Awash in early COVID-19 questions from anxious friends and relatives, a few mom scientists decided to pool their knowledge and share the burden of answering them. Dear Pandemic was born.
Eight months later, the website has become a vibrant education platform for an interdisciplinary team of female PhDs and clinicians. Tagged as “those Nerdy Girls” by an early follower, they sift through COVID-19 science, controversy and confusion to dish out advice for staying safe and, well, sane.
The chief nerd is Lindsey Leininger, the CEO of Dear Pandemic and an alum of the University of Chicago Harris School of Public Policy.
“I never could have anticipated 13 years ago using my Harris PhD to be on Facebook,” said Leininger, PhD’07, who teaches data-driven health policy at Dartmouth College’s Tuck School of Business. “It’s been a wild ride.”
With nearly 50,000 followers on Facebook alone, Leininger and her colleagues answer questions via posts and weekly live-stream sessions—with more than 600 archived by topic. It is work that embodies Harris principles precisely: science rooted in data and impact.
“We rapidly get smart on emerging data and evidence and then translate it, and that’s a tried and true Harris skill,’’ Leininger said.
So nerdy they’re cool, Dear Pandemic’s 12 researchers and clinicians have expertise covering nursing, mental health, demography, health policy and economics, and epidemiology. They’ve done hundreds of interviews as go-to sources, including for mainstream media organizations such as The New York Times, CNN, BBC and The Wall Street Journal.
“A pandemic is such a big intractable social problem that no one discipline is sufficient to tackle it, so I think our disciplinary breadth is pretty cool,’’ Leininger said. “We are testament to generalist training, like Harris or the business school at Tuck where I am now.’’
Sensible, practical and fun, they sound like moms. Among them, they have 22 children.
“I feel like we’re more relatable as a team because we are pandemic moms,’’ said Leininger, whose 5-year-old JoJo might twirl across the background of any given Zoom meeting while Max, 9, is downstairs engaged in a remote classroom. In other words, she is juggling too, and it’s not easy.
Dear Pandemic’s posts may especially resonate with parents, but they can help anyone hoping to sort through questions about scientific controversy and mental health.
Most common are lifestyle questions, such as: “If someone in my household has COVID-19, what are the chances I get it, too?” (Here’s the answer.) Masks are discussed regularly, and from every imaginable angle.

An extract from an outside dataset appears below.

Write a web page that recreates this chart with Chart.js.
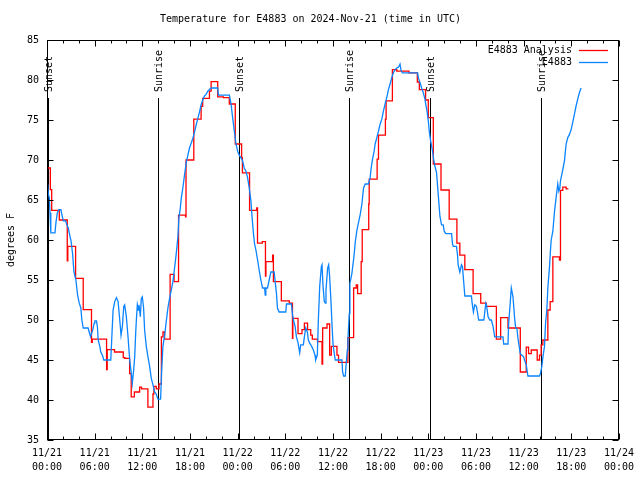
<!DOCTYPE html>
<html>
<head>
<meta charset="utf-8">
<script src="https://cdn.jsdelivr.net/npm/chart.js@4.4.1/dist/chart.umd.min.js"></script>
<style>
html,body{margin:0;padding:0;background:#fff;}
#c{display:block;}
</style>
</head>
<body>
<canvas id="c" width="640" height="480"></canvas>
<script>
const titleText = 'Temperature for E4883 on 2024-Nov-21 (time in UTC)';
const yTitle = 'degrees F';
const seriesNames = ['E4883 Analysis', 'E4883'];
const seriesColors = ['#ff0000', '#0a84ff'];

// hours since 11/21 00:00 UTC
const xDays = ['11/21', '11/21', '11/21', '11/21', '11/22', '11/22', '11/22', '11/22', '11/23', '11/23', '11/23', '11/23', '11/24'];
const xTimes = ['00:00', '06:00', '12:00', '18:00', '00:00', '06:00', '12:00', '18:00', '00:00', '06:00', '12:00', '18:00', '00:00'];

const eventHours = [0.16, 13.96, 24.2, 38.05, 48.2, 62.13];
const eventLabels = ['Sunset', 'Sunrise', 'Sunset', 'Sunrise', 'Sunset', 'Sunrise'];

const redHours = [0.08,0.42,0.59,1.55,2.55,2.62,3.6,4.56,5.6,5.7,7.5,7.58,8.5,9.6,9.8,10.4,10.6,11.0,11.66,11.9,12.7,13.34,13.45,13.75,14.1,14.4,14.6,14.8,15.5,16.0,16.56,17.44,17.5,18.48,19.4,19.6,20.45,20.66,21.49,22.2,22.95,23.7,24.5,24.6,25.5,26.4,26.5,27.1,27.5,27.56,28.4,28.5,29.5,30.5,30.9,30.95,31.6,32.1,32.4,32.8,33.2,33.4,34.05,34.62,34.7,35.25,35.58,35.79,36.5,36.7,37.88,38.6,38.93,39.1,39.55,39.68,40.5,40.56,41.56,41.73,42.6,42.69,43.48,44.03,45.57,46.62,46.87,47.66,48.0,48.63,49.6,50.63,51.6,51.97,52.6,53.64,54.6,55.31,56.57,57.11,58.03,59.58,60.33,60.62,60.96,61.71,62.0,62.21,62.42,63.05,63.34,63.68,64.51,64.64,64.93,65.35,65.64];
const redTemps = [69.0,66.3,63.7,62.5,57.4,59.2,55.2,51.3,47.2,47.6,43.8,46.3,46.0,45.3,45.2,43.3,40.4,41.0,41.6,41.4,39.1,40.75,41.7,41.4,42.0,47.9,48.5,47.6,55.7,54.8,63.1,62.9,70.0,75.1,76.7,77.7,78.6,79.8,77.9,77.8,77.0,72.0,70.3,68.4,63.7,64.0,59.6,59.8,55.5,57.3,58.1,54.8,52.4,52.1,47.7,50.2,48.3,48.8,49.6,48.8,48.1,47.6,47.3,44.5,49.0,49.5,45.6,46.7,45.6,44.7,47.8,54.0,54.4,53.3,57.3,61.3,64.5,67.6,70.1,73.1,75.1,77.4,81.3,81.1,80.9,79.75,78.8,77.5,75.3,69.5,66.25,62.6,59.6,58.1,56.3,53.3,52.1,51.7,47.6,50.3,49.0,43.5,46.6,45.8,46.25,45.0,45.6,46.9,47.5,51.25,52.3,57.9,57.5,66.2,66.6,66.4,66.4];

const blueHours = [0.08,0.17,0.29,0.38,0.46,0.50,1.00,1.13,1.30,1.51,1.76,1.84,1.96,2.05,2.34,2.47,2.68,2.80,2.97,3.01,3.22,3.39,3.64,3.85,4.06,4.26,4.39,4.56,5.18,5.31,5.48,5.77,5.94,6.02,6.23,6.35,6.44,6.65,6.77,6.98,7.15,8.03,8.19,8.32,8.53,8.74,8.95,9.16,9.32,9.49,9.66,9.78,9.99,10.20,10.41,10.62,10.74,10.91,11.04,11.16,11.25,11.37,11.50,11.58,11.75,11.87,12.00,12.16,12.29,12.50,12.71,12.92,13.13,13.34,13.55,13.75,13.96,14.30,14.42,14.59,14.81,15.01,15.22,15.43,15.64,15.85,16.06,16.27,16.48,16.60,16.77,16.90,17.10,17.31,17.52,17.73,17.94,18.15,18.36,18.57,18.78,18.99,19.20,19.40,19.61,19.82,20.03,20.24,20.66,21.49,21.58,22.96,23.17,23.37,23.58,23.79,24.0,24.2,24.4,24.62,24.83,25.04,25.25,25.46,25.67,25.79,25.96,26.13,26.30,26.51,26.71,26.92,27.13,27.40,27.47,27.55,27.76,27.97,28.18,28.60,28.72,28.89,29.01,29.22,30.06,30.14,30.77,30.89,31.02,31.23,31.40,31.61,31.81,31.94,32.27,32.40,32.57,32.78,32.90,33.07,33.32,33.53,33.74,33.82,34.03,34.16,34.33,34.54,34.62,34.75,34.91,35.04,35.12,35.33,35.46,35.58,35.75,35.87,36.0,36.13,36.29,37.13,37.21,37.34,37.55,37.67,37.80,37.88,38.05,38.13,38.22,38.38,38.51,38.64,38.80,39.01,39.22,39.43,39.64,39.85,40.06,40.47,40.68,40.81,40.98,41.18,41.31,41.52,41.73,41.94,42.15,42.35,42.56,42.77,42.98,43.19,43.40,43.61,43.82,44.03,44.24,44.44,44.57,44.74,46.66,46.74,46.95,47.16,47.37,47.58,47.71,47.84,48.0,48.12,48.29,48.42,48.55,48.67,48.83,49.04,49.25,49.46,49.67,49.88,50.0,50.21,50.93,51.05,51.15,51.55,51.68,51.76,51.97,52.18,52.30,52.47,52.60,53.43,53.52,53.68,53.85,54.06,54.18,54.34,54.99,55.11,55.24,55.32,55.53,55.74,55.94,56.15,56.36,57.40,57.49,58.03,58.12,58.28,58.45,58.66,58.87,59.0,59.16,59.29,59.41,59.58,59.79,60.0,60.12,60.33,60.54,62.0,62.12,62.29,62.46,62.63,62.76,62.92,63.05,63.26,63.38,63.47,63.68,63.89,64.09,64.30,64.43,64.56,64.64,64.81,64.97,65.14,65.35,65.56,65.77,65.98,66.18,66.39,66.60,66.81,67.02,67.23];
const blueTemps = [67.0,65.7,65.3,63.4,62.0,60.9,60.9,62.2,63.4,63.8,63.8,63.3,62.8,62.4,62.4,62.0,61.5,60.9,60.1,60.0,58.3,56.0,55.0,53.1,52.1,51.5,50.0,49.0,49.0,48.5,47.9,48.8,49.6,49.9,49.9,49.1,47.5,46.7,46.0,45.6,45.0,45.0,48.5,51.25,52.3,52.8,52.3,50.0,48.1,49.2,51.7,51.9,50.4,47.9,45.0,43.3,42.1,43.75,45.4,48.3,50.0,51.9,51.25,51.9,50.4,52.7,52.9,51.5,48.75,46.7,45.4,44.2,42.7,41.9,41.0,40.75,40.1,40.1,43.3,46.7,48.1,49.8,51.5,52.7,53.7,54.8,56.5,58.3,60.4,62.7,63.9,65.2,66.5,68.1,69.6,70.6,71.5,72.1,72.7,73.5,74.4,75.2,76.0,76.9,77.5,78.0,78.2,78.6,79.0,79.0,78.1,78.1,77.0,75.3,73.6,72.0,71.1,70.6,70.3,69.9,69.0,68.6,67.8,66.5,64.9,63.2,61.1,59.5,58.75,57.5,56.25,55.0,54.0,54.0,53.1,54.0,54.0,55.0,56.0,56.0,54.8,53.3,51.5,51.0,51.0,52.0,52.0,50.8,50.0,49.2,47.9,47.1,45.9,46.9,46.9,47.9,49.0,48.5,47.5,47.1,46.7,46.25,45.6,45.0,45.6,50.0,54.2,56.7,56.9,54.2,52.3,52.1,53.75,56.5,56.9,55.4,52.3,49.6,47.1,46.0,45.0,45.0,43.5,43.0,43.0,44.6,46.25,47.5,50.8,54.6,55.0,55.8,56.9,57.9,59.7,61.2,62.2,63.2,64.5,66.5,67.0,67.0,67.8,69.0,70.1,71.1,72.0,72.8,73.6,74.5,75.1,76.1,77.0,77.8,78.8,79.5,80.3,80.9,81.3,81.5,81.6,82.0,81.2,80.9,80.9,80.3,79.7,79.0,78.4,77.6,76.75,76.1,74.9,73.6,72.4,71.75,71.0,70.1,69.25,68.4,65.7,63.0,61.9,61.9,61.1,60.8,60.8,59.5,59.2,59.2,58.1,56.9,56.0,56.9,56.7,54.6,53.0,53.0,52.1,51.0,51.9,51.7,51.0,50.0,50.0,51.0,52.1,51.9,50.4,50.0,50.0,49.2,47.9,47.9,47.0,47.0,49.6,51.7,54.0,52.9,50.2,49.0,48.9,47.7,46.9,45.8,45.6,45.4,45.0,44.4,43.0,43.0,43.3,44.2,45.6,46.7,49.6,51.25,54.0,56.7,58.75,60.0,61.1,63.6,65.3,67.0,66.1,66.5,67.4,68.2,69.0,69.9,72.0,72.8,73.2,73.8,74.7,75.7,76.75,77.6,78.4,79.0];

const FONT = '"DejaVu Sans Mono", "Liberation Mono", monospace';

const toPoints = (xs, ys) => xs.map((x, i) => ({ x: x, y: ys[i] }));

const gnuplotFrame = {
  id: 'gnuplotFrame',
  beforeDatasetsDraw(chart) {
    const ctx = chart.ctx, a = chart.chartArea, xs = chart.scales.x;
    ctx.save();
    ctx.strokeStyle = '#000';
    ctx.lineWidth = 1;
    ctx.font = '10px ' + FONT;
    ctx.fillStyle = '#000';
    eventHours.forEach((h, i) => {
      const px = Math.round(xs.getPixelForValue(h)) + 0.5;
      ctx.beginPath();
      ctx.moveTo(px, a.bottom);
      ctx.lineTo(px, a.top + 58);
      ctx.stroke();
      ctx.save();
      ctx.translate(px + 1, a.top + 52);
      ctx.rotate(-Math.PI / 2);
      ctx.textAlign = 'left';
      ctx.textBaseline = 'middle';
      ctx.fillText(eventLabels[i], 0, 0);
      ctx.restore();
    });
    ctx.restore();
  },
  afterDraw(chart) {
    const ctx = chart.ctx, a = chart.chartArea, xs = chart.scales.x, ys = chart.scales.y;
    ctx.save();
    ctx.strokeStyle = '#000';
    ctx.lineWidth = 1;
    const L = Math.round(a.left) + 0.5, R = Math.round(a.right) - 0.5;
    const T = Math.round(a.top) + 0.5, B = Math.round(a.bottom) - 0.5;
    ctx.strokeRect(L, T, R - L, B - T);
    ctx.beginPath();
    ys.ticks.forEach(t => {
      const py = Math.round(ys.getPixelForValue(t.value)) + 0.5;
      ctx.moveTo(L, py); ctx.lineTo(L + 6, py);
      ctx.moveTo(R, py); ctx.lineTo(R - 6, py);
    });
    xs.ticks.forEach(t => {
      const px = Math.round(xs.getPixelForValue(t.value)) + 0.5;
      const len = (t.value % 6 === 0) ? 6 : 3;
      ctx.moveTo(px, B); ctx.lineTo(px, B - len);
      ctx.moveTo(px, T); ctx.lineTo(px, T + len);
    });
    ctx.stroke();
    // legend (gnuplot style: text then sample line)
    ctx.font = '10px ' + FONT;
    ctx.fillStyle = '#000';
    ctx.textAlign = 'right';
    ctx.textBaseline = 'middle';
    chart.data.datasets.forEach((ds, i) => {
      const y = a.top + 10 + i * 12;
      ctx.fillText(ds.label, a.right - 47, y);
      ctx.strokeStyle = ds.borderColor;
      ctx.lineWidth = 1.3;
      ctx.beginPath();
      ctx.moveTo(a.right - 40, Math.round(y) + 0.5);
      ctx.lineTo(a.right - 11, Math.round(y) + 0.5);
      ctx.stroke();
    });
    ctx.restore();
  }
};

new Chart(document.getElementById('c'), {
  type: 'line',
  data: {
    datasets: [
      { label: seriesNames[0], data: toPoints(redHours, redTemps), borderColor: seriesColors[0], borderWidth: 1.3, pointRadius: 0, stepped: true, fill: false, order: 2 },
      { label: seriesNames[1], data: toPoints(blueHours, blueTemps), borderColor: seriesColors[1], borderWidth: 1.3, pointRadius: 0, tension: 0, fill: false, order: 1 }
    ]
  },
  options: {
    responsive: false,
    animation: false,
    devicePixelRatio: 1,
    layout: { padding: { left: 0, right: 19, top: 0, bottom: 0 } },
    plugins: {
      legend: { display: false },
      tooltip: { enabled: false },
      title: {
        display: true,
        text: titleText,
        color: '#000',
        font: { family: FONT, size: 10, weight: 'normal', lineHeight: 1.2 },
        padding: { top: 13, bottom: 15 }
      }
    },
    scales: {
      x: {
        type: 'linear',
        min: 0, max: 72,
        grid: { display: false, drawTicks: false },
        border: { display: false },
        afterFit: s => { s.height = 40; },
        afterBuildTicks: s => { s.ticks = []; for (let v = 0; v <= 72; v += 2) s.ticks.push({ value: v }); },
        ticks: {
          autoSkip: false, maxRotation: 0, minRotation: 0, padding: 6,
          color: '#000',
          font: { family: FONT, size: 10, lineHeight: 1.4 },
          callback: v => (v % 6 === 0) ? [xDays[v / 6], xTimes[v / 6]] : ''
        }
      },
      y: {
        min: 35, max: 85,
        grid: { display: false, drawTicks: false },
        border: { display: false },
        afterFit: s => { s.width = 47; },
        ticks: { stepSize: 5, padding: 8, color: '#000', font: { family: FONT, size: 10 } },
        title: {
          display: true, text: yTitle, color: '#000',
          font: { family: FONT, size: 10, lineHeight: 1.2 },
          padding: { top: 5, bottom: 0 }
        }
      }
    }
  },
  plugins: [gnuplotFrame]
});
</script>
</body>
</html>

Leininger handles the “information hygiene” beat, striving to counteract misinformation, conspiracy theories and bad data. “I do a lot on media literacy and being a good critical consumer of data and evidence and the claims that you see in the news,” she said. “It’s very Harris.”
Asked recently about “the hallmarks of high-quality reporting,” Leininger’s short answer was to “look for the ABCs of ethical journalism: Accountability; Balance; and Credibility.” For every question, there’s always a longer answer, written in Dear Pandemic’s trademark style: clear, concise, smart, and a little bit funny or snappy.
Two Nerdy Girls also host regular live-streamed Facebook conversations to answer questions submitted in advance. (They don’t take live questions because they want the opportunity to consider the science before answering.) In a recent session with Dear Pandemic co-founder Malia Jones, an epidemiologist at the University of Wisconsin-Madison, Leininger tackled a question about restaurant dining options as cold weather takes hold.
“I think of these plastic, enclosed dining domes and every ounce of my public health scientist being goes ‘ARGH,’” said Leininger, waving her arms. “That’s my short answer—ARGH!”
Mental health and wellness, including “pandemic fatigue,” are important to the Dear Pandemic mission as well.
“It’s real,” Leininger said. “This chronic angst basically is very bad for our brains. And cognitive scientists have shown it really impairs our decision-making.” This leads to everything from bad food choices to lack of vigilance in wearing masks and social distancing.